* [Dataset]
^^^^

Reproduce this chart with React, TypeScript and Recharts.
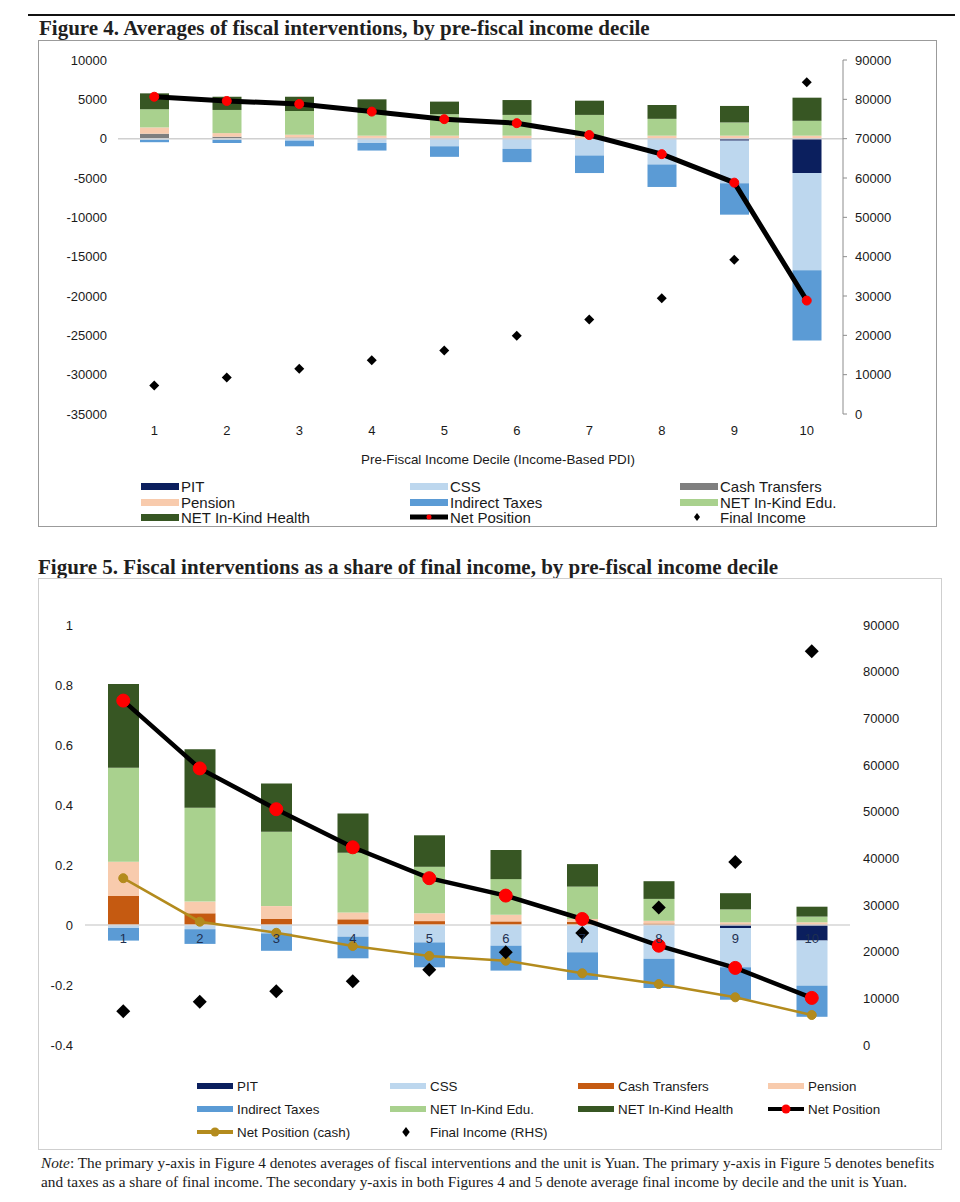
import React from 'react';
import {
  ComposedChart, Bar, Line, Scatter, XAxis, YAxis, ReferenceLine, LabelList,
} from 'recharts';

const SANS = '"Liberation Sans", Arial, sans-serif';
const SERIF = '"Liberation Serif", "Times New Roman", serif';

const DECILES = ['1', '2', '3', '4', '5', '6', '7', '8', '9', '10'];

// average final income by decile (Yuan, right axis in both figures)
const FINAL_INCOME = [7250, 9250, 11500, 13650, 16150, 19900, 24000, 29450, 39200, 84350];

// Figure 4: averages in Yuan
const F4_PIT = [0, 0, 0, 0, 0, 0, 0, 0, -250, -4370];
const F4_CSS = [-150, -150, -250, -550, -970, -1300, -2140, -3280, -5420, -12350];
const F4_CASH = [630, 250, 150, 100, 80, 60, 50, 40, 40, 30];
const F4_PENSION = [800, 460, 350, 280, 300, 320, 250, 340, 340, 350];
const F4_INDIRECT = [-300, -400, -720, -960, -1340, -1680, -2230, -2860, -3990, -8950];
const F4_EDU = [2310, 2940, 3020, 2920, 2730, 2640, 2720, 2140, 1680, 1890];
const F4_HEALTH = [2020, 1680, 1810, 1700, 1600, 1890, 1810, 1760, 2100, 2940];
const F4_NET = [5330, 4790, 4410, 3440, 2480, 1970, 460, -1970, -5590, -20580];

// Figure 5: shares of final income
const F5_PIT = [0, 0, 0, 0, 0, 0, 0, 0, -0.010, -0.052];
const F5_CSS = [-0.010, -0.014, -0.028, -0.039, -0.058, -0.069, -0.091, -0.113, -0.131, -0.150];
const F5_CASH = [0.097, 0.039, 0.020, 0.019, 0.013, 0.012, 0.011, 0.005, 0.003, 0.002];
const F5_PENSION = [0.114, 0.039, 0.043, 0.023, 0.026, 0.022, 0.009, 0.009, 0.006, 0.007];
const F5_INDIRECT = [-0.042, -0.049, -0.058, -0.072, -0.083, -0.083, -0.092, -0.097, -0.108, -0.104];
const F5_EDU = [0.313, 0.313, 0.248, 0.199, 0.155, 0.119, 0.108, 0.073, 0.043, 0.019];
const F5_HEALTH = [0.279, 0.195, 0.161, 0.131, 0.105, 0.097, 0.075, 0.059, 0.054, 0.033];
const F5_NET = [0.748, 0.522, 0.386, 0.259, 0.156, 0.098, 0.020, -0.069, -0.143, -0.243];
const F5_NET_CASH = [0.156, 0.011, -0.026, -0.070, -0.103, -0.119, -0.161, -0.197, -0.241, -0.300];

const F4_LEFT_TICKS = [-35000, -30000, -25000, -20000, -15000, -10000, -5000, 0, 5000, 10000];
const RIGHT_TICKS = [0, 10000, 20000, 30000, 40000, 50000, 60000, 70000, 80000, 90000];
const F5_LEFT_TICKS = [-0.4, -0.2, 0, 0.2, 0.4, 0.6, 0.8, 1];

const C = {
  pit: '#0b1f5e',
  css: '#bdd7ee',
  cash4: '#7f7f7f',
  cash5: '#c55a11',
  pension: '#f8cbad',
  indirect: '#5b9bd5',
  edu: '#a9d18e',
  health: '#375623',
  net: '#000000',
  netDot: '#ff0000',
  netCash: '#b38b1d',
};

const fig4Data = DECILES.map((decile, i) => ({
  decile,
  pit: F4_PIT[i],
  css: F4_CSS[i],
  cash: F4_CASH[i],
  pension: F4_PENSION[i],
  indirect: F4_INDIRECT[i],
  edu: F4_EDU[i],
  health: F4_HEALTH[i],
  net: F4_NET[i],
  finalIncome: FINAL_INCOME[i],
}));

const fig5Data = DECILES.map((decile, i) => ({
  decile,
  pit: F5_PIT[i],
  css: F5_CSS[i],
  cash: F5_CASH[i],
  pension: F5_PENSION[i],
  indirect: F5_INDIRECT[i],
  edu: F5_EDU[i],
  health: F5_HEALTH[i],
  net: F5_NET[i],
  netCash: F5_NET_CASH[i],
  axisBase: 0,
  finalIncome: FINAL_INCOME[i],
}));

const diamond = (half: number) => (props: any) => {
  const { cx, cy } = props;
  if (cx == null || cy == null) return <g />;
  return (
    <polygon
      points={`${cx},${cy - half} ${cx + half},${cy} ${cx},${cy + half} ${cx - half},${cy}`}
      fill="#000"
    />
  );
};

const tickStyle = { fill: '#1a1a1a', fontSize: 13, fontFamily: SANS };

type LegendKind = 'rect' | 'line' | 'diamond';
interface LegendEntry {
  label: string;
  kind: LegendKind;
  color: string;
  marker?: string;
}

const FIG4_LEGEND: LegendEntry[] = [
  { label: 'PIT', kind: 'rect', color: C.pit },
  { label: 'CSS', kind: 'rect', color: C.css },
  { label: 'Cash Transfers', kind: 'rect', color: C.cash4 },
  { label: 'Pension', kind: 'rect', color: C.pension },
  { label: 'Indirect Taxes', kind: 'rect', color: C.indirect },
  { label: 'NET In-Kind Edu.', kind: 'rect', color: C.edu },
  { label: 'NET In-Kind Health', kind: 'rect', color: C.health },
  { label: 'Net Position', kind: 'line', color: C.net, marker: C.netDot },
  { label: 'Final Income', kind: 'diamond', color: '#000' },
];

const FIG5_LEGEND: LegendEntry[] = [
  { label: 'PIT', kind: 'rect', color: C.pit },
  { label: 'CSS', kind: 'rect', color: C.css },
  { label: 'Cash Transfers', kind: 'rect', color: C.cash5 },
  { label: 'Pension', kind: 'rect', color: C.pension },
  { label: 'Indirect Taxes', kind: 'rect', color: C.indirect },
  { label: 'NET In-Kind Edu.', kind: 'rect', color: C.edu },
  { label: 'NET In-Kind Health', kind: 'rect', color: C.health },
  { label: 'Net Position', kind: 'line', color: C.net, marker: C.netDot },
  { label: 'Net Position (cash)', kind: 'line', color: C.netCash, marker: C.netCash },
  { label: 'Final Income (RHS)', kind: 'diamond', color: '#000' },
];

const LegendIcon = ({ entry, w, h, lineW, markR, dia }: any) => {
  if (entry.kind === 'rect') {
    return <div style={{ width: w, height: h, background: entry.color, flex: 'none' }} />;
  }
  const sh = 16;
  if (entry.kind === 'line') {
    return (
      <svg width={w} height={sh} style={{ flex: 'none', display: 'block' }}>
        <line x1={0} y1={sh / 2} x2={w} y2={sh / 2} stroke={entry.color} strokeWidth={lineW} />
        <circle cx={w / 2} cy={sh / 2} r={markR} fill={entry.marker} />
      </svg>
    );
  }
  const cx = w / 2 - 2;
  return (
    <svg width={w} height={sh} style={{ flex: 'none', display: 'block' }}>
      <polygon
        points={`${cx},${sh / 2 - dia} ${cx + dia * 0.75},${sh / 2} ${cx},${sh / 2 + dia} ${cx - dia * 0.75},${sh / 2}`}
        fill="#000"
      />
    </svg>
  );
};

const ChartLegend = ({ entries, cols, colX, rowY, iconW, iconH, gap, fontSize, lineW, markR, dia }: any) => (
  <>
    {entries.map((e: LegendEntry, i: number) => (
      <div
        key={e.label}
        style={{
          position: 'absolute',
          left: colX[i % cols],
          top: rowY[Math.floor(i / cols)] - 9,
          height: 18,
          display: 'flex',
          alignItems: 'center',
          whiteSpace: 'nowrap',
          fontFamily: SANS,
          fontSize,
          color: '#1a1a1a',
        }}
      >
        <LegendIcon entry={e} w={iconW} h={iconH} lineW={lineW} markR={markR} dia={dia} />
        <span style={{ marginLeft: gap }}>{e.label}</span>
      </div>
    ))}
  </>
);

const Figure4 = () => (
  <ComposedChart
    width={899}
    height={400}
    data={fig4Data}
    stackOffset="sign"
    margin={{ top: 20, right: 0, bottom: 4, left: 10 }}
  >
    <XAxis dataKey="decile" axisLine={false} tickLine={false} tickMargin={6} height={22} tick={tickStyle} />
    <YAxis
      yAxisId="left"
      domain={[-35000, 10000]}
      ticks={F4_LEFT_TICKS}
      interval={0}
      width={70}
      axisLine={false}
      tickLine={false}
      tickMargin={5}
      tick={tickStyle}
    />
    <YAxis
      yAxisId="right"
      orientation="right"
      domain={[0, 90000]}
      ticks={RIGHT_TICKS}
      interval={0}
      width={94}
      axisLine={{ stroke: '#8c8c8c' }}
      tickLine={{ stroke: '#8c8c8c' }}
      tickSize={4}
      tickMargin={8}
      tick={tickStyle}
    />
    <ReferenceLine yAxisId="left" y={0} stroke="#d0d0d0" strokeWidth={1.5} />
    <Bar yAxisId="left" dataKey="pit" stackId="s" fill={C.pit} barSize={29} isAnimationActive={false} />
    <Bar yAxisId="left" dataKey="css" stackId="s" fill={C.css} barSize={29} isAnimationActive={false} />
    <Bar yAxisId="left" dataKey="cash" stackId="s" fill={C.cash4} barSize={29} isAnimationActive={false} />
    <Bar yAxisId="left" dataKey="pension" stackId="s" fill={C.pension} barSize={29} isAnimationActive={false} />
    <Bar yAxisId="left" dataKey="indirect" stackId="s" fill={C.indirect} barSize={29} isAnimationActive={false} />
    <Bar yAxisId="left" dataKey="edu" stackId="s" fill={C.edu} barSize={29} isAnimationActive={false} />
    <Bar yAxisId="left" dataKey="health" stackId="s" fill={C.health} barSize={29} isAnimationActive={false} />
    <Line
      yAxisId="left"
      dataKey="net"
      stroke={C.net}
      strokeWidth={5}
      dot={{ r: 4.5, fill: C.netDot, stroke: C.netDot, strokeWidth: 1 }}
      isAnimationActive={false}
    />
    <Scatter yAxisId="right" dataKey="finalIncome" shape={diamond(5)} isAnimationActive={false} />
  </ComposedChart>
);

const Figure5 = () => (
  <ComposedChart
    width={904}
    height={482}
    data={fig5Data}
    stackOffset="sign"
    margin={{ top: 47, right: 12, bottom: 15, left: 7 }}
  >
    <XAxis dataKey="decile" hide />
    <YAxis
      yAxisId="left"
      domain={[-0.4, 1]}
      ticks={F5_LEFT_TICKS}
      interval={0}
      width={40}
      axisLine={false}
      tickLine={false}
      tickMargin={6}
      tick={tickStyle}
    />
    <YAxis
      yAxisId="right"
      orientation="right"
      domain={[0, 90000]}
      ticks={RIGHT_TICKS}
      interval={0}
      width={80}
      axisLine={false}
      tickLine={false}
      tickMargin={7}
      tick={tickStyle}
    />
    <ReferenceLine yAxisId="left" y={0} stroke="#d6d6d6" strokeWidth={1.5} />
    <Bar yAxisId="left" dataKey="pit" stackId="s" fill={C.pit} barSize={31} isAnimationActive={false} />
    <Bar yAxisId="left" dataKey="css" stackId="s" fill={C.css} barSize={31} isAnimationActive={false} />
    <Bar yAxisId="left" dataKey="cash" stackId="s" fill={C.cash5} barSize={31} isAnimationActive={false} />
    <Bar yAxisId="left" dataKey="pension" stackId="s" fill={C.pension} barSize={31} isAnimationActive={false} />
    <Bar yAxisId="left" dataKey="indirect" stackId="s" fill={C.indirect} barSize={31} isAnimationActive={false} />
    <Bar yAxisId="left" dataKey="edu" stackId="s" fill={C.edu} barSize={31} isAnimationActive={false} />
    <Bar yAxisId="left" dataKey="health" stackId="s" fill={C.health} barSize={31} isAnimationActive={false} />
    {/* category labels sit on the zero line, as in the Excel original */}
    <Line yAxisId="left" dataKey="axisBase" stroke="none" dot={false} activeDot={false} isAnimationActive={false}>
      <LabelList dataKey="decile" position="bottom" offset={9} fill="#1f3050" fontSize={13} fontFamily={SANS} />
    </Line>
    <Line
      yAxisId="left"
      dataKey="net"
      stroke={C.net}
      strokeWidth={4.5}
      dot={{ r: 6.5, fill: C.netDot, stroke: C.netDot, strokeWidth: 1 }}
      isAnimationActive={false}
    />
    <Line
      yAxisId="left"
      dataKey="netCash"
      stroke={C.netCash}
      strokeWidth={2.5}
      dot={{ r: 4.5, fill: C.netCash, stroke: C.netCash, strokeWidth: 1 }}
      isAnimationActive={false}
    />
    <Scatter yAxisId="right" dataKey="finalIncome" shape={diamond(7)} isAnimationActive={false} />
  </ComposedChart>
);

export default function App() {
  return (
    <div style={{ position: 'absolute', left: 0, top: 0, width: 960, height: 1202, background: '#fff', overflow: 'hidden' }}>
      <div style={{ position: 'absolute', left: 28, top: 14, width: 927, height: 2, background: '#111' }} />
      <div
        style={{
          position: 'absolute', left: 39, top: 17, fontFamily: SERIF, fontWeight: 700,
          fontSize: 21, lineHeight: '22px', whiteSpace: 'nowrap', color: '#1f1f1f',
        }}
      >
        Figure 4. Averages of fiscal interventions, by pre-fiscal income decile
      </div>
      <div
        style={{
          position: 'absolute', left: 38, top: 40, width: 899, height: 487,
          border: '1px solid #9b9b9b', boxSizing: 'border-box',
        }}
      />
      <div style={{ position: 'absolute', left: 38, top: 40 }}>
        <Figure4 />
      </div>
      <div
        style={{
          position: 'absolute', left: 298, width: 400, top: 452, textAlign: 'center',
          fontFamily: SANS, fontSize: 13.4, color: '#1a1a1a', whiteSpace: 'nowrap',
        }}
      >
        Pre-Fiscal Income Decile (Income-Based PDI)
      </div>
      <ChartLegend
        entries={FIG4_LEGEND}
        cols={3}
        colX={[141, 410, 680]}
        rowY={[486, 502, 517]}
        iconW={38}
        iconH={7}
        gap={2}
        fontSize={15}
        lineW={5}
        markR={2.5}
        dia={4}
      />

      <div
        style={{
          position: 'absolute', left: 38, top: 556, fontFamily: SERIF, fontWeight: 700,
          fontSize: 21, lineHeight: '22px', whiteSpace: 'nowrap', color: '#1f1f1f',
        }}
      >
        Figure 5. Fiscal interventions as a share of final income, by pre-fiscal income decile
      </div>
      <div
        style={{
          position: 'absolute', left: 38, top: 578, width: 904, height: 572,
          border: '1px solid #cfcfcf', boxSizing: 'border-box',
        }}
      />
      <div style={{ position: 'absolute', left: 38, top: 578 }}>
        <Figure5 />
      </div>
      <ChartLegend
        entries={FIG5_LEGEND}
        cols={4}
        colX={[197, 390, 578, 768]}
        rowY={[1086, 1109, 1132]}
        iconW={36}
        iconH={6}
        gap={4}
        fontSize={13.4}
        lineW={4}
        markR={4.5}
        dia={5}
      />

      <div
        style={{
          position: 'absolute', left: 41, top: 1153, fontFamily: SERIF, fontSize: 15.3,
          lineHeight: '19px', whiteSpace: 'nowrap', color: '#1a1a1a',
        }}
      >
        <i>Note</i>: The primary y-axis in Figure 4 denotes averages of fiscal interventions and the unit is Yuan. The primary y-axis in Figure 5 denotes benefits
        <br />
        and taxes as a share of final income. The secondary y-axis in both Figures 4 and 5 denote average final income by decile and the unit is Yuan.
      </div>
    </div>
  );
}
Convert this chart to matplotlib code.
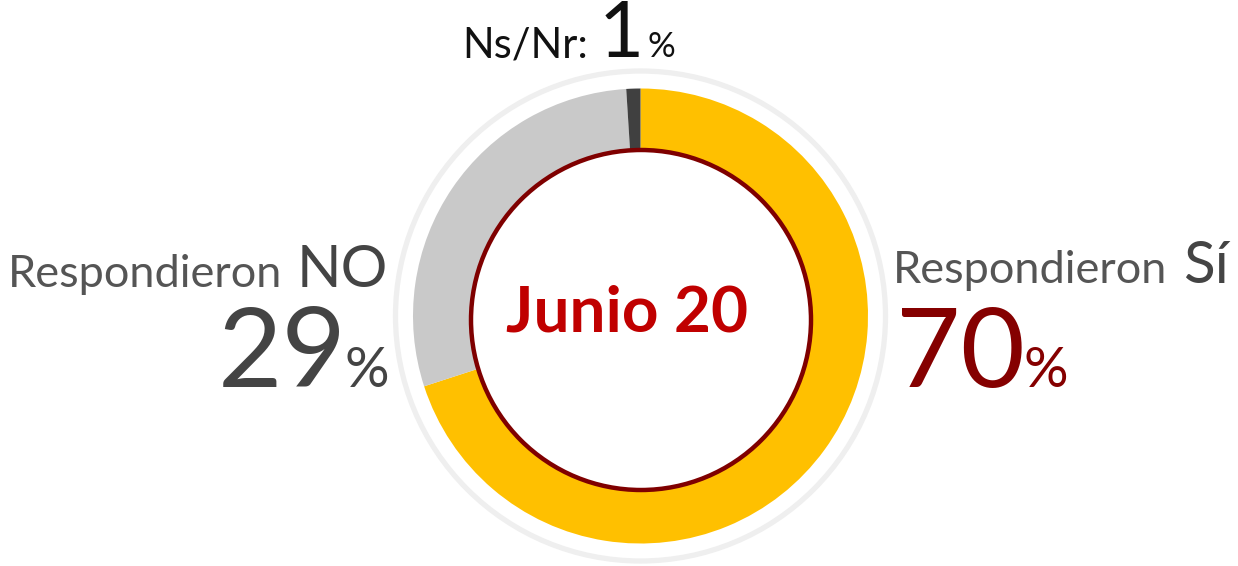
import matplotlib
matplotlib.use("Agg")
import matplotlib.pyplot as plt
from matplotlib.patches import Circle

# ---- data ----
categories = ["Sí", "No", "Ns/Nr"]
values = [70, 29, 1]
colors = ["#FFC000", "#C9C9C9", "#404040"]
center_label = "Junio 20"

W, H = 1238, 566
fig = plt.figure(figsize=(W / 100, H / 100), dpi=100)
ax = fig.add_axes([0, 0, 1, 1])

FONT = ["Lato", "DejaVu Sans"]

def Y(y):
    return H - y

cx, cy = 640.5, Y(316)
R = 227.5
ax.pie(values, colors=colors, startangle=90, counterclock=False,
       center=(cx, cy), radius=R,
       wedgeprops=dict(width=70, linewidth=0))

# outer thin ring
ax.add_patch(Circle((cx, cy), 245, fill=False, edgecolor="#EFEFEF", linewidth=3.8, zorder=0))
# inner white circle with dark red border
ax.add_patch(Circle((641, Y(320)), 170, facecolor="white", edgecolor="#7F0000", linewidth=3.2, zorder=5))

ax.set_xlim(0, W)
ax.set_ylim(0, H)
ax.set_aspect("equal")
ax.axis("off")

ax.text(627, Y(332), center_label, ha="center", va="baseline", fontsize=46,
        fontweight="bold", color="#C00000", family=FONT, zorder=6)

fig.canvas.draw()
renderer = fig.canvas.get_renderer()

def run(parts, x, y, align="left"):
    """parts: list of (text, size, color, gap_after_px). Lay out on a common baseline."""
    arts = []
    widths = []
    for t, s, c, g in parts:
        a = ax.text(0, Y(y), t, fontsize=s, color=c, family=FONT,
                    ha="left", va="baseline")
        bb = a.get_window_extent(renderer=renderer)
        arts.append(a)
        widths.append(bb.width + g)
    total = sum(widths)
    start = x if align == "left" else (x - total if align == "right" else x - total / 2)
    cur = start
    for a, w in zip(arts, widths):
        a.set_x(cur)
        cur += w

gray = "#444444"
pct = dict(zip(categories, values))

run([("Respondieron", 32.5, "#555555", 16), ("Sí", 42, gray, 0)], 893, 283, "left")
run([(f"{pct['Sí']}", 80, "#850000", -2), ("%", 40, "#850000", 0)], 896, 387, "left")

run([("Respondieron", 32.5, "#555555", 14), ("NO", 42, gray, 0)], 388, 287, "right")
run([(f"{pct['No']}", 80, gray, -2), ("%", 40, gray, 0)], 389, 387, "right")

run([("Ns/Nr:", 30, "#111111", 10), (f"{pct['Ns/Nr']}", 56, "#111111", 4), ("%", 25, "#111111", 0)], 569, 57, "center")

fig.savefig("out.png", dpi=100)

^^^^

* [Exercise task]
Repeat the lines above, starting at the first and stopping after the line that holds "-1970, -5590, -20580];", with the pictures left out.

* [Complete response]
Reproduce this chart with React, TypeScript and Recharts.
import React from 'react';
import {
  ComposedChart, Bar, Line, Scatter, XAxis, YAxis, ReferenceLine, LabelList,
} from 'recharts';

const SANS = '"Liberation Sans", Arial, sans-serif';
const SERIF = '"Liberation Serif", "Times New Roman", serif';

const DECILES = ['1', '2', '3', '4', '5', '6', '7', '8', '9', '10'];

// average final income by decile (Yuan, right axis in both figures)
const FINAL_INCOME = [7250, 9250, 11500, 13650, 16150, 19900, 24000, 29450, 39200, 84350];

// Figure 4: averages in Yuan
const F4_PIT = [0, 0, 0, 0, 0, 0, 0, 0, -250, -4370];
const F4_CSS = [-150, -150, -250, -550, -970, -1300, -2140, -3280, -5420, -12350];
const F4_CASH = [630, 250, 150, 100, 80, 60, 50, 40, 40, 30];
const F4_PENSION = [800, 460, 350, 280, 300, 320, 250, 340, 340, 350];
const F4_INDIRECT = [-300, -400, -720, -960, -1340, -1680, -2230, -2860, -3990, -8950];
const F4_EDU = [2310, 2940, 3020, 2920, 2730, 2640, 2720, 2140, 1680, 1890];
const F4_HEALTH = [2020, 1680, 1810, 1700, 1600, 1890, 1810, 1760, 2100, 2940];
const F4_NET = [5330, 4790, 4410, 3440, 2480, 1970, 460, -1970, -5590, -20580];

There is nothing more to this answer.